The American Dream of More Square Footage Was Never Actually About Happiness
Walk through any American suburb and you'll see it everywhere: the relentless pursuit of square footage. Three-car garages, bonus rooms, walk-in closets the size of bedrooms. We've been conditioned to believe that when it comes to homes, bigger automatically means better.
But here's what might surprise you: nobody ever really tested whether this assumption is true.
The Post-War Promise That Became Gospel
The "bigger is better" housing philosophy didn't emerge from careful study of human wellbeing. It came from a very specific moment in American history. After World War II, the government needed to stimulate the economy and accommodate returning veterans. Suburban developments offered a solution: mass-produced homes on cheap land outside cities.
Developers like William Levitt discovered they could sell the promise of space alongside the house itself. Marketing materials from the 1950s didn't just advertise homes—they sold a lifestyle where extra bedrooms meant family success and larger lots represented achieving the American Dream.
This wasn't based on research about what makes families happy. It was a business model that worked.
What the Happiness Research Actually Shows
When researchers finally started studying housing satisfaction in the 1980s and 90s, they found something unexpected. Beyond meeting basic needs for space and privacy, additional square footage showed diminishing returns on happiness.
A landmark study by UCLA's Center for Everyday Lives followed 32 families through their daily routines in their homes. The researchers discovered that families in larger houses often used less than half their available space regularly. Meanwhile, the stress of maintaining, heating, and paying for unused rooms created ongoing anxiety.

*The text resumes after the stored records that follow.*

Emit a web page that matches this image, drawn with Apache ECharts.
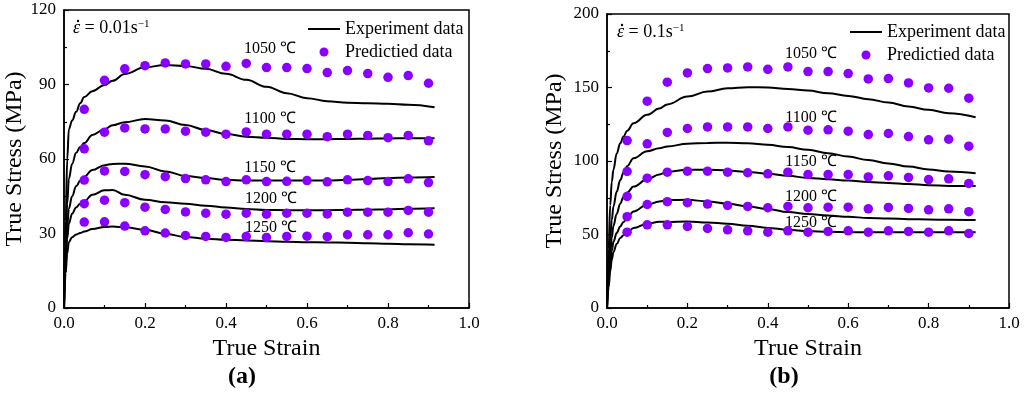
<!DOCTYPE html>
<html><head><meta charset="utf-8">
<script src="https://cdn.jsdelivr.net/npm/echarts@6/dist/echarts.min.js"></script>
<style>html,body{margin:0;padding:0;background:#fff}#c{width:1024px;height:393px}</style>
</head><body><div id="c"></div>
<script>
// ---------- data (a) strain rate 0.01 s^-1 ----------
const predStrain = [0.05,0.1,0.15,0.2,0.25,0.3,0.35,0.4,0.45,0.5,0.55,0.6,0.65,0.7,0.75,0.8,0.85,0.9];
const temps = ['1050 ℃','1100 ℃','1150 ℃','1200 ℃','1250 ℃'];

const expStrainA = [0,0.004,0.008,0.012,0.02,0.03,0.04,0.05,0.07,0.1,0.12,0.15,0.2,0.25,0.3,0.35,0.4,0.45,0.5,0.55,0.6,0.65,0.7,0.75,0.8,0.85,0.915];
const expA1050 = [0,35,60,72,75.5,79,82.5,85,87.3,89.8,91.5,94.2,96.9,97.9,97.5,96.3,94.3,91.9,89.1,86.5,84.5,83.3,82.7,82.4,82.2,81.8,80.8];
const expA1100 = [0,25,42,52,58,62.5,64.8,66.4,69.7,72,73.6,74.8,76.1,75.5,73.7,71.7,70.1,69.0,68.6,68.1,68.0,68.0,68.1,68.2,68.3,68.4,68.4];
const expA1150 = [0,20,33,40,45,49,51.2,52.9,55.6,57.5,58.0,58.1,57.0,55.0,53.2,52.3,51.6,51.3,51.3,51.3,51.3,51.3,51.6,51.9,52.3,52.6,52.8];
const expA1200 = [0,17,28,34,38,40.5,42,43,45.6,47.4,47.5,45.6,43.6,42.6,42.0,41.2,40.5,39.9,39.5,39.4,39.4,39.4,39.5,39.6,39.7,40.0,40.2];
const expA1250 = [0,14,22,26.5,28.5,29.6,30.2,30.8,31.8,32.6,32.8,32.5,31.5,29.9,28.6,27.9,27.5,27.2,26.9,26.7,26.5,26.4,26.3,26.1,25.9,25.7,25.5];

const predA1050 = [80.0,91.7,96.3,97.6,98.7,98.3,98.3,97.3,98.5,96.8,96.8,96.4,94.8,95.6,94.4,92.9,93.6,90.5];
const predA1100 = [64.1,70.8,72.5,72.1,72.1,71.2,70.8,70.0,70.9,70.0,70.0,70.0,69.0,70.0,69.5,68.6,69.5,67.3];
const predA1150 = [51.5,55.2,55.0,53.7,52.9,52.1,51.6,50.9,51.6,50.9,51.0,51.3,50.8,51.6,51.3,50.9,52.0,50.5];
const predA1200 = [42.0,43.4,42.4,40.6,39.7,38.7,38.2,37.8,38.2,37.8,38.2,38.2,37.9,38.6,38.6,38.6,39.3,38.6];
const predA1250 = [34.6,34.7,33.0,31.1,30.2,29.2,28.8,28.4,28.8,28.4,28.8,28.9,28.7,29.5,29.5,29.5,30.3,29.8];

// ---------- data (b) strain rate 0.1 s^-1 ----------
const expStrainB = [0,0.004,0.008,0.012,0.016,0.024,0.033,0.041,0.05,0.066,0.1,0.13,0.15,0.2,0.25,0.3,0.35,0.4,0.45,0.5,0.55,0.6,0.65,0.7,0.75,0.8,0.85,0.917];
const expB1050 = [0,40,70,86,94,105,112,116.6,120.5,125.7,131.4,135.7,138.5,143.8,147.2,149.5,150.2,150,149,147.9,146.1,144.3,142,139.8,137,134.8,132.5,129.8];
const expB1100 = [0,28,48,60,69,79,87,92,96.5,101.9,106.6,108.7,109.9,111.7,112.3,112.4,112.0,111,109.5,107.6,105.3,103,100.6,98.3,96.2,94.3,92.8,91.6];
const expB1150 = [0,22,37,48,56,64,71,75.5,78.5,82.6,87.6,90.8,92.6,94,94,93.6,92.6,91.3,89.9,88.5,87.6,86.7,85.7,85.1,84.4,83.5,83.0,83.0];
const expB1200 = [0,18,30,39,45,51,55.5,58.5,61.3,65.7,70.3,72.5,73.4,73.6,72.5,70.9,69.1,67.4,65.3,64.0,62.9,62.0,61.3,60.9,60.4,60.2,60.0,59.8];
const expB1250 = [0,14,25,33,38,43.5,47.6,49.5,51,54.4,57.3,58.7,58.5,58.9,58.2,57.3,55.9,54.5,53.2,52.3,51.8,51.6,51.6,51.6,51.6,51.6,51.6,51.6];

const predB1050 = [113.9,140.7,153.6,159.9,162.9,163.3,164.0,162.4,164.0,160.8,160.8,159.5,155.8,156.1,153.1,149.7,149.5,142.7];
const predB1100 = [92.9,111.7,119.4,122.1,123.2,123.2,123.2,122.1,123.2,121.0,121.2,120.3,118.0,118.7,116.6,114.4,114.8,110.1];
const predB1150 = [75.9,88.3,92.4,93.1,93.1,92.4,92.0,91.3,92.4,90.8,90.8,90.8,89.2,89.9,88.8,87.4,87.9,84.7];
const predB1200 = [62.1,70.4,72.3,71.6,70.7,69.8,69.1,68.2,69.1,68.2,68.6,68.6,67.5,68.4,67.7,66.8,67.5,65.5];
const predB1250 = [51.6,56.6,56.6,55.5,54.1,53.2,52.5,51.6,52.5,51.6,52.1,52.5,51.6,52.5,52.1,51.6,52.5,50.7];

// ---------- chart ----------
const FONT = '"Liberation Serif","Times New Roman",serif';
const DOT = '#8a00ff';
const zip = (xs, ys) => xs.map((x, i) => [x, ys[i]]);

const expA = [expA1050, expA1100, expA1150, expA1200, expA1250];
const predA = [predA1050, predA1100, predA1150, predA1200, predA1250];
const expB = [expB1050, expB1100, expB1150, expB1200, expB1250];
const predB = [predB1050, predB1100, predB1150, predB1200, predB1250];

const series = [];
function addSeries(expStrain, exps, preds, idx) {
  exps.forEach(ys => series.push({
    name: 'Experiment data', type: 'line', xAxisIndex: idx, yAxisIndex: idx,
    data: zip(expStrain, ys), symbol: 'none', smooth: 0.4, smoothMonotone: 'x',
    lineStyle: { color: '#000', width: 2 }, itemStyle: { color: '#000' }, z: 2
  }));
  preds.forEach(ys => series.push({
    name: 'Predictied data', type: 'scatter', xAxisIndex: idx, yAxisIndex: idx,
    data: zip(predStrain, ys), symbol: 'circle', symbolSize: 9.5,
    itemStyle: { color: DOT, opacity: 1 }, z: 3
  }));
}
addSeries(expStrainA, expA, predA, 0);
addSeries(expStrainB, expB, predB, 1);

function xAxis(gi) {
  return {
    gridIndex: gi, type: 'value', min: 0, max: 1, interval: 0.2,
    name: 'True Strain', nameLocation: 'middle', nameGap: 25,
    nameTextStyle: { fontFamily: FONT, fontSize: 24, color: '#000' },
    axisLine: { show: true, lineStyle: { color: '#000', width: 1.5 } },
    axisTick: { show: true, inside: true, length: 5, lineStyle: { color: '#000', width: 1.2 } },
    minorTick: { show: true, splitNumber: 2, length: 3, lineStyle: { color: '#000', width: 1.2 } },
    axisLabel: { fontFamily: FONT, fontSize: 17, color: '#000', margin: 7, formatter: v => v.toFixed(1) },
    splitLine: { show: false }
  };
}
function yAxis(gi, max, interval, gap) {
  return {
    gridIndex: gi, type: 'value', min: 0, max: max, interval: interval,
    name: 'True Stress (MPa)', nameLocation: 'middle', nameGap: gap, nameRotate: 90,
    nameTextStyle: { fontFamily: FONT, fontSize: 24, color: '#000' },
    axisLine: { show: true, lineStyle: { color: '#000', width: 1.5 } },
    axisTick: { show: true, inside: true, length: 5, lineStyle: { color: '#000', width: 1.2 } },
    minorTick: { show: true, splitNumber: 2, length: 3, lineStyle: { color: '#000', width: 1.2 } },
    axisLabel: { fontFamily: FONT, fontSize: 17, color: '#000', margin: 8 },
    splitLine: { show: false }
  };
}
function legend(left, top) {
  return {
    orient: 'vertical', left: left, top: top, itemWidth: 32, itemHeight: 9, itemGap: 5,
    symbolKeepAspect: true, selectedMode: false,
    data: [
      { name: 'Experiment data', icon: 'path://M0,0L32,0L32,2L0,2Z', itemStyle: { color: '#000', borderWidth: 0 } },
      { name: 'Predictied data', icon: 'circle', itemStyle: { color: DOT, borderWidth: 0 } }
    ],
    textStyle: { fontFamily: FONT, fontSize: 18, color: '#000' }
  };
}
function label(x, y, text) {
  return { type: 'text', x: x, y: y, silent: true,
    style: { text: text, font: '16px ' + FONT, fill: '#000', align: 'center', verticalAlign: 'middle' } };
}
const tempPosA = [[270, 49], [270, 119], [270, 168], [271, 199], [271, 228]];
const tempPosB = [[811, 54], [811, 118], [811, 162], [811, 197], [811, 223]];
const graphics = [];
temps.forEach((t, i) => graphics.push(label(tempPosA[i][0], tempPosA[i][1], t)));
temps.forEach((t, i) => graphics.push(label(tempPosB[i][0], tempPosB[i][1], t)));
function rateLabel(x, y, val) {
  return [
    { type: 'text', x: x, y: y, silent: true,
      style: { text: '{e|ε} = ' + val + 's{s|−1}', font: '18px ' + FONT, fill: '#000', verticalAlign: 'middle',
        rich: { e: { fontFamily: FONT, fontSize: 18, fontStyle: 'italic', fill: '#000' },
                s: { fontFamily: FONT, fontSize: 11, verticalAlign: 'top', fill: '#000' } } } },
    { type: 'circle', silent: true, shape: { cx: x + 5, cy: y - 7, r: 1.2 }, style: { fill: '#000' } }
  ];
}
graphics.push(...rateLabel(73, 28, '0.01'));
graphics.push(...rateLabel(617, 32, '0.1'));
graphics.push({ type: 'text', x: 242, y: 377, silent: true,
  style: { text: '(a)', font: 'bold 24px ' + FONT, fill: '#000', align: 'center', verticalAlign: 'middle' } });
graphics.push({ type: 'text', x: 784, y: 377, silent: true,
  style: { text: '(b)', font: 'bold 24px ' + FONT, fill: '#000', align: 'center', verticalAlign: 'middle' } });

const chart = echarts.init(document.getElementById('c'), null, { renderer: 'canvas' });
chart.setOption({
  animation: false,
  backgroundColor: '#fff',
  grid: [
    { left: 64, top: 10, width: 405, height: 298, show: true, borderColor: '#000', borderWidth: 1.5, backgroundColor: 'transparent' },
    { left: 607, top: 14, width: 402, height: 294, show: true, borderColor: '#000', borderWidth: 1.5, backgroundColor: 'transparent' }
  ],
  xAxis: [xAxis(0), xAxis(1)],
  yAxis: [yAxis(0, 120, 30, 36), yAxis(1, 200, 50, 40)],
  legend: [legend(303, 15), legend(845, 18)],
  series: series,
  graphic: graphics
});
</script></body></html>
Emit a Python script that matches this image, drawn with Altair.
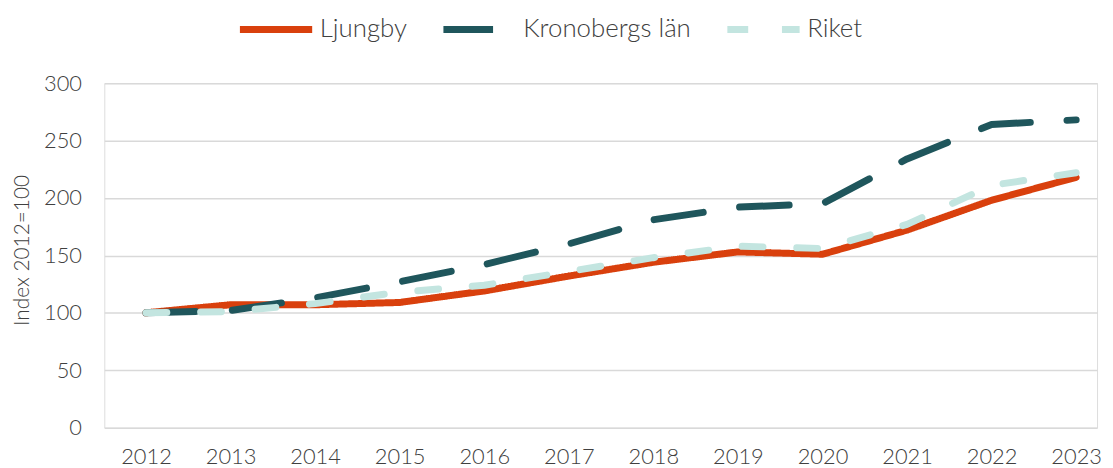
import altair as alt
import pandas as pd

years = list(range(2012, 2024))
ljungby = [100, 107, 107, 109, 119, 132, 144, 153, 151, 172, 198, 218]
kronoberg = [100, 102, 113, 127, 142, 160, 181, 192, 195, 234, 264, 268]
riket = [100, 101, 108, 118, 124, 136, 148, 158, 156, 177, 211, 222]

series_names = ["Ljungby", "Kronobergs län", "Riket"]
series_values = [ljungby, kronoberg, riket]
colors = ["#D9400D", "#1F565C", "#C3E5E0"]
dashes = [[1, 0], [50, 37], [21, 34]]
y_ticks = [0, 50, 100, 150, 200, 250, 300]

rows = []
for name, vals in zip(series_names, series_values):
    for yr, v in zip(years, vals):
        rows.append({"Serie": name, "År": yr, "Värde": v})
df = pd.DataFrame(rows)

FONT = "Lato"
TEXT = "#404040"
W = 300

legend = alt.Legend(
    title=None, orient="none", direction="horizontal",
    legendX=133, legendY=-94, symbolType="stroke", symbolSize=5300,
    symbolStrokeWidth=7, labelFontSize=26, labelFont=FONT, labelFontWeight=W,
    labelColor=TEXT, labelOffset=4, columnPadding=22, labelLimit=400,
)

chart = (
    alt.Chart(df)
    .mark_line(strokeWidth=7, strokeCap="round", strokeJoin="round")
    .encode(
        x=alt.X(
            "År:Q",
            scale=alt.Scale(domain=[2011.507, 2023.247], nice=False, zero=False),
            axis=alt.Axis(
                values=years, format="d", title=None, grid=False, ticks=False,
                domain=False, labelPadding=19, labelFontSize=22, labelColor=TEXT,
                labelFont=FONT, labelFontWeight=W,
            ),
        ),
        y=alt.Y(
            "Värde:Q",
            scale=alt.Scale(domain=[0, 300], nice=False),
            axis=alt.Axis(
                values=y_ticks, title="Index 2012=100", grid=True, gridColor="#D9D9D9",
                gridWidth=1.5, ticks=False, domain=False, labelPadding=23,
                labelFontSize=22, labelColor=TEXT, labelFont=FONT, labelFontWeight=W,
                titleFont=FONT, titleFontSize=21, titleFontWeight=W,
                titleColor=TEXT, titleX=-82, titleY=168, titleAngle=-90,
                titleAlign="center", titleBaseline="middle",
            ),
        ),
        color=alt.Color(
            "Serie:N",
            scale=alt.Scale(domain=series_names, range=colors),
            sort=series_names,
            legend=legend,
        ),
        strokeDash=alt.StrokeDash(
            "Serie:N",
            scale=alt.Scale(domain=series_names, range=dashes),
            sort=series_names,
            legend=legend,
        ),
        order=alt.Order("År:Q"),
    )
    .properties(
        width=1000,
        height=347,
        autosize=alt.AutoSizeParams(type="none"),
        padding={"left": 97, "top": 74, "right": 8, "bottom": 44},
    )
    .configure_view(stroke=None)
    .configure(background="white")
)

chart.save("out.html", embed_options={"renderer": "svg", "actions": False})
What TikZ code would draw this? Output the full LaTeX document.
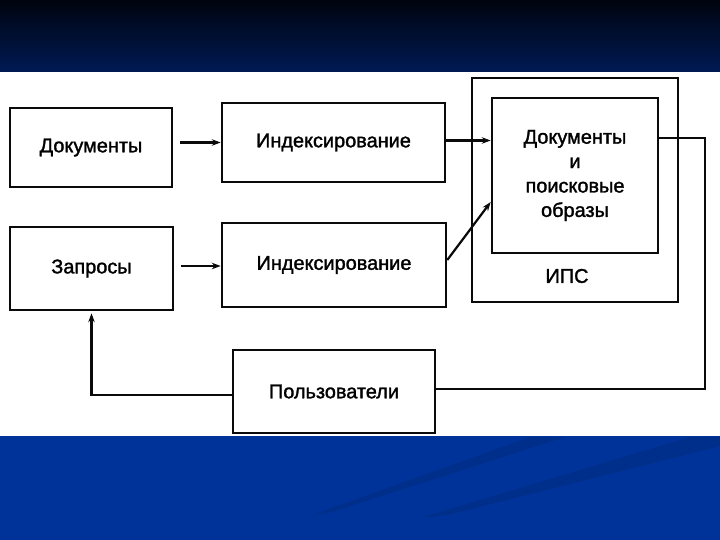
\documentclass[tikz,border=0pt]{standalone}
\usepackage{fontspec}
\setmainfont{Liberation Sans}
\newfontfamily\boxfont[FakeBold=1.5]{Liberation Sans}
\usetikzlibrary{arrows.meta,positioning}
\definecolor{bandTop}{HTML}{00040E}
\definecolor{bandNavy}{HTML}{001A55}
\definecolor{bandBlue}{HTML}{003399}
\definecolor{bandStreak}{HTML}{002C86}
\definecolor{inkLine}{HTML}{0A0A0A}

\begin{document}
\begin{tikzpicture}[
  x=1bp,y=-1bp,
  box/.style={draw=inkLine, line width=2.6bp, fill=white, inner sep=0pt,
    font=\boxfont\fontsize{20}{24.5}\selectfont, align=center},
  lbl/.style={font=\boxfont\fontsize{20}{24.5}\selectfont, align=center},
  flow/.style={-{Stealth[length=9bp,width=6.5bp]}, draw=inkLine, line width=2.2bp},
  wire/.style={draw=inkLine, line width=2.2bp}
]
\useasboundingbox (0,0) rectangle (720,540);
% slide background
\shade[top color=bandTop, bottom color=bandNavy] (0,0) rectangle (720,72);
\fill[white] (0,72) rectangle (720,436);
\fill[bandBlue] (0,436) rectangle (720,540);
\fill[bandStreak, opacity=0.7] (312,515) -- (530,437) -- (565,437) -- (332,512) -- cycle;
\fill[bandStreak, opacity=0.7] (420,518) -- (690,437) -- (720,437) -- (720,446) -- (448,515) -- cycle;

% system frame
\node[box, minimum width=206bp, minimum height=224bp] (ips) at (575,190) {};
\node[lbl] (ipslbl) at (567,276) {ИПС};
\node[box, minimum width=166bp, minimum height=155bp] (store) at (575,175.5)
  {Документы\\и\\поисковые\\образы};

% inputs
\node[box, minimum width=162bp, minimum height=79bp] (docs) at (91,147.5) {Документы};
\node[box, minimum width=223bp, minimum height=79bp] (idxdocs) at (333.5,142.5) {Индексирование};
\node[box, minimum width=163bp, minimum height=83bp] (query) at (91.5,268.5) {Запросы};
\node[box, minimum width=224bp, minimum height=84bp] (idxquery) at (334,265) {Индексирование};
\node[box, minimum width=202bp, minimum height=83bp] (users) at (334,391.5) {Пользователи};

\coordinate (turn) at (705,138);

\draw[flow, shorten <=7bp] (idxdocs.west -| docs.east) -- (idxdocs.west);
\draw[flow, shorten <=7bp] ([yshift=-1bp]idxquery.west -| query.east) -- ([yshift=-1bp]idxquery.west);
\draw[flow] ([yshift=2bp]idxdocs.east) -- ([yshift=2bp]idxdocs.east -| store.west);
\draw[flow] ([yshift=5bp]idxquery.east) -- ([yshift=-26.5bp]store.west);
\draw[wire] (store.east |- turn) -- (turn) |- ([yshift=2.5bp]users.east);
\draw[flow, shorten >=2bp] ([yshift=-3.5bp]users.west) -| (query.south);
\end{tikzpicture}
\end{document}
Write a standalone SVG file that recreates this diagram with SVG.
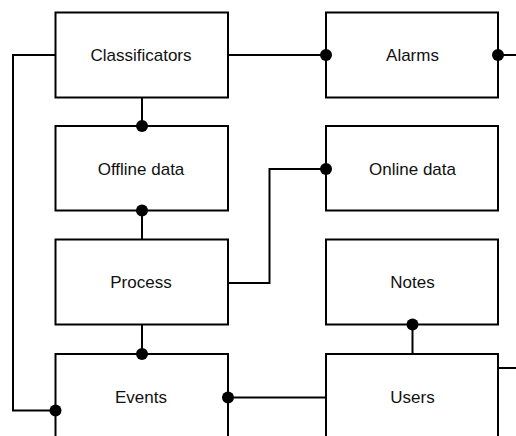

More revealing: when researchers compared life satisfaction surveys across different housing sizes, they found that people in modestly-sized homes reported higher satisfaction with their living situations than those in oversized houses—once you controlled for income levels.
The Hidden Costs Nobody Talks About
The pursuit of maximum square footage creates costs that go far beyond the mortgage payment. Larger homes typically mean longer commutes, as buyers stretch their budgets by moving farther from city centers where land is cheaper.
Those longer commutes extract a measurable toll on wellbeing. Research consistently shows that every additional minute of daily commuting correlates with decreased life satisfaction. A person spending an extra 20 minutes each way getting to work—common when chasing affordable space in distant suburbs—experiences stress levels equivalent to a significant pay cut.
Then there's the maintenance burden. A 3,000-square-foot house doesn't just cost more to heat and cool; it demands more time for cleaning, repairs, and upkeep. Many homeowners find themselves spending weekends maintaining spaces they rarely use.
Why We Keep Believing Bigger Is Better
If research suggests larger homes don't deliver proportional happiness, why does the belief persist so strongly?
Part of the answer lies in how we shop for homes. Real estate marketing emphasizes square footage as a key metric, training buyers to compare homes primarily by size. Phrases like "spacious family room" and "oversized master suite" dominate listings, reinforcing the idea that more space equals more value.
Social signaling plays a role too. In American culture, home size has become a visible marker of success. A larger house signals financial achievement to neighbors, colleagues, and extended family in ways that other forms of wealth—like savings accounts or investment portfolios—don't.
There's also what psychologists call the "focusing illusion." When people imagine living in a bigger house, they focus intensely on the benefits: more storage, space for entertaining, room for hobbies. They don't equally consider the drawbacks: higher utility bills, more time spent cleaning, longer commutes.
What Actually Predicts Housing Satisfaction
Researchers have identified factors that correlate much more strongly with housing satisfaction than square footage. Location matters enormously—not just for commute times, but for walkability, community connections, and access to amenities.
The quality of space often trumps quantity. Homes with good natural light, efficient layouts, and outdoor access score higher on satisfaction surveys than larger homes without these features. A well-designed 1,500-square-foot house often feels more spacious and livable than a poorly planned 2,500-square-foot house.
Financial comfort plays a huge role too. People who stretch their budgets for maximum square footage often report higher stress levels, even when they love their homes. Those who buy conservatively relative to their income—choosing smaller homes they can easily afford—report greater satisfaction with their housing decisions.
The Real Measure of Home Success
The next time you're house hunting or questioning your current living situation, consider asking different questions. Instead of "How much space can I afford?" try "What kind of daily life do I want this home to support?"
Think about how you actually live, not how you imagine you might live with more space. Consider the trade-offs: Would you rather have an extra bedroom you use twice a year, or a shorter commute you experience twice a day?
The American equation of square footage with life satisfaction was never tested before it became conventional wisdom. Now that we have data on what actually makes people happy in their homes, maybe it's time to question whether bigger really is better—or if we've been measuring success by the wrong metric all along.